WHAT THE TASK REQUIRES → The material below should be written out in full and exactly; pictures stay out of the copy.

SOURCE EXCERPT →
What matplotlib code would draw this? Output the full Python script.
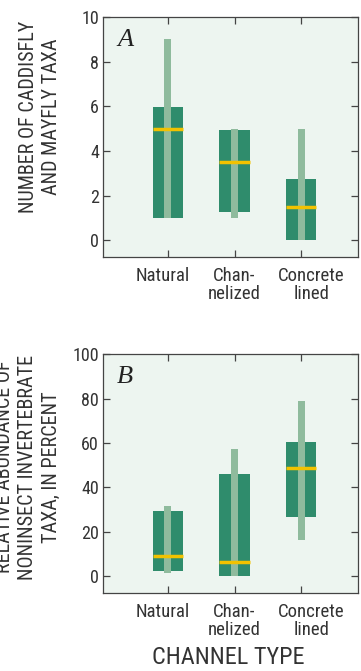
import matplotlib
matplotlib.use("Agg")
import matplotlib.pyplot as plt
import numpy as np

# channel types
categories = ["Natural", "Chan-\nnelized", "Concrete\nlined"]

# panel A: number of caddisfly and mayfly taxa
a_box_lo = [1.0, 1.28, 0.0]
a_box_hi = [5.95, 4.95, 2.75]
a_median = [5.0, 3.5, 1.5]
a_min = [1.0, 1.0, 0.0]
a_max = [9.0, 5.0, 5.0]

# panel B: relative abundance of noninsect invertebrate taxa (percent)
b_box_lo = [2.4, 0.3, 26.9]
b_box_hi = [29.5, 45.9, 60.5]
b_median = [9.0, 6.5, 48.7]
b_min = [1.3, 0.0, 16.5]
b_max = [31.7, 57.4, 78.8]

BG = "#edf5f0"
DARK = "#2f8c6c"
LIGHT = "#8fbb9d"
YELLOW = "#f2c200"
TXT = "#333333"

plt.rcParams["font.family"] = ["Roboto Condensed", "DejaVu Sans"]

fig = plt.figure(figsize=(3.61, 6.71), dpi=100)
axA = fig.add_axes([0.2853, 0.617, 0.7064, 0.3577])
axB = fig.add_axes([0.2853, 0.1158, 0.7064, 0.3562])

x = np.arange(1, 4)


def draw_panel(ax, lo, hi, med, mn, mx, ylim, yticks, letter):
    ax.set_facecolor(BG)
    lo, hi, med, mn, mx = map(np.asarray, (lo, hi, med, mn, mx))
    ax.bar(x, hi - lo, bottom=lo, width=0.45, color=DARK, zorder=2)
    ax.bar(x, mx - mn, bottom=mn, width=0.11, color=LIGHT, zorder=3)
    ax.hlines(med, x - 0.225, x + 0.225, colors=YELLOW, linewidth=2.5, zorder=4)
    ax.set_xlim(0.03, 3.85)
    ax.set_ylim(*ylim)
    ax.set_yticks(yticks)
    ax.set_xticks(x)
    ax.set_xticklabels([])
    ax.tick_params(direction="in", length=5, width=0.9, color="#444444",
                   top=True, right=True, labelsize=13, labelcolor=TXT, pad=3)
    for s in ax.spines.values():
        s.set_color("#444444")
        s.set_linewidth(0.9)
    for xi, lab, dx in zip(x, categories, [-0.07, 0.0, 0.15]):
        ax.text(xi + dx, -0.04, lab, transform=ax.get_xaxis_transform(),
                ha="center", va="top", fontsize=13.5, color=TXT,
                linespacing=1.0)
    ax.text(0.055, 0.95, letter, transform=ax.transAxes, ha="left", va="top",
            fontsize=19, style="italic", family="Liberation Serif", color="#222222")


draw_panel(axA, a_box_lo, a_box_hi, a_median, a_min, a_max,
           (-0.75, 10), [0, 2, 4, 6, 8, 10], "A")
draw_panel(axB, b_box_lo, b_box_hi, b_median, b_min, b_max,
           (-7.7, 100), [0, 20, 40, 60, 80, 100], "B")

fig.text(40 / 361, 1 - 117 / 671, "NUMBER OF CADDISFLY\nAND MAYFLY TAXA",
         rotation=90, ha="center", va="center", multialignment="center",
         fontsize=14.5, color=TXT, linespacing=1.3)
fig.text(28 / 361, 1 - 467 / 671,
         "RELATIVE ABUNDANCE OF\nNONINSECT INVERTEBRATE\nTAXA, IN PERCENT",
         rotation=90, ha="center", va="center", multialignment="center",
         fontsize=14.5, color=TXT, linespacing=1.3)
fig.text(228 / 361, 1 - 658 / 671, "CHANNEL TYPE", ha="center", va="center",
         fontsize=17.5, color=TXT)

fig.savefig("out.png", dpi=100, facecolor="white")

WRITTEN ANSWER →
What matplotlib code would draw this? Output the full Python script.
import matplotlib
matplotlib.use("Agg")
import matplotlib.pyplot as plt
import numpy as np

# channel types
categories = ["Natural", "Chan-\nnelized", "Concrete\nlined"]

# panel A: number of caddisfly and mayfly taxa
a_box_lo = [1.0, 1.28, 0.0]
a_box_hi = [5.95, 4.95, 2.75]
a_median = [5.0, 3.5, 1.5]
a_min = [1.0, 1.0, 0.0]
a_max = [9.0, 5.0, 5.0]

# panel B: relative abundance of noninsect invertebrate taxa (percent)
b_box_lo = [2.4, 0.3, 26.9]
b_box_hi = [29.5, 45.9, 60.5]
b_median = [9.0, 6.5, 48.7]
b_min = [1.3, 0.0, 16.5]
b_max = [31.7, 57.4, 78.8]

BG = "#edf5f0"
DARK = "#2f8c6c"
LIGHT = "#8fbb9d"
YELLOW = "#f2c200"
TXT = "#333333"

plt.rcParams["font.family"] = ["Roboto Condensed", "DejaVu Sans"]

fig = plt.figure(figsize=(3.61, 6.71), dpi=100)
axA = fig.add_axes([0.2853, 0.617, 0.7064, 0.3577])
axB = fig.add_axes([0.2853, 0.1158, 0.7064, 0.3562])

x = np.arange(1, 4)


def draw_panel(ax, lo, hi, med, mn, mx, ylim, yticks, letter):
    ax.set_facecolor(BG)
    lo, hi, med, mn, mx = map(np.asarray, (lo, hi, med, mn, mx))
    ax.bar(x, hi - lo, bottom=lo, width=0.45, color=DARK, zorder=2)
    ax.bar(x, mx - mn, bottom=mn, width=0.11, color=LIGHT, zorder=3)
    ax.hlines(med, x - 0.225, x + 0.225, colors=YELLOW, linewidth=2.5, zorder=4)
    ax.set_xlim(0.03, 3.85)
    ax.set_ylim(*ylim)
    ax.set_yticks(yticks)
    ax.set_xticks(x)
    ax.set_xticklabels([])
    ax.tick_params(direction="in", length=5, width=0.9, color="#444444",
                   top=True, right=True, labelsize=13, labelcolor=TXT, pad=3)
    for s in ax.spines.values():
        s.set_color("#444444")
        s.set_linewidth(0.9)
    for xi, lab, dx in zip(x, categories, [-0.07, 0.0, 0.15]):
        ax.text(xi + dx, -0.04, lab, transform=ax.get_xaxis_transform(),
                ha="center", va="top", fontsize=13.5, color=TXT,
                linespacing=1.0)
    ax.text(0.055, 0.95, letter, transform=ax.transAxes, ha="left", va="top",
            fontsize=19, style="italic", family="Liberation Serif", color="#222222")


draw_panel(axA, a_box_lo, a_box_hi, a_median, a_min, a_max,
           (-0.75, 10), [0, 2, 4, 6, 8, 10], "A")
draw_panel(axB, b_box_lo, b_box_hi, b_median, b_min, b_max,
           (-7.7, 100), [0, 20, 40, 60, 80, 100], "B")

fig.text(40 / 361, 1 - 117 / 671, "NUMBER OF CADDISFLY\nAND MAYFLY TAXA",
         rotation=90, ha="center", va="center", multialignment="center",
         fontsize=14.5, color=TXT, linespacing=1.3)
fig.text(28 / 361, 1 - 467 / 671,
         "RELATIVE ABUNDANCE OF\nNONINSECT INVERTEBRATE\nTAXA, IN PERCENT",
         rotation=90, ha="center", va="center", multialignment="center",
         fontsize=14.5, color=TXT, linespacing=1.3)
fig.text(228 / 361, 1 - 658 / 671, "CHANNEL TYPE", ha="center", va="center",
         fontsize=17.5, color=TXT)

fig.savefig("out.png", dpi=100, facecolor="white")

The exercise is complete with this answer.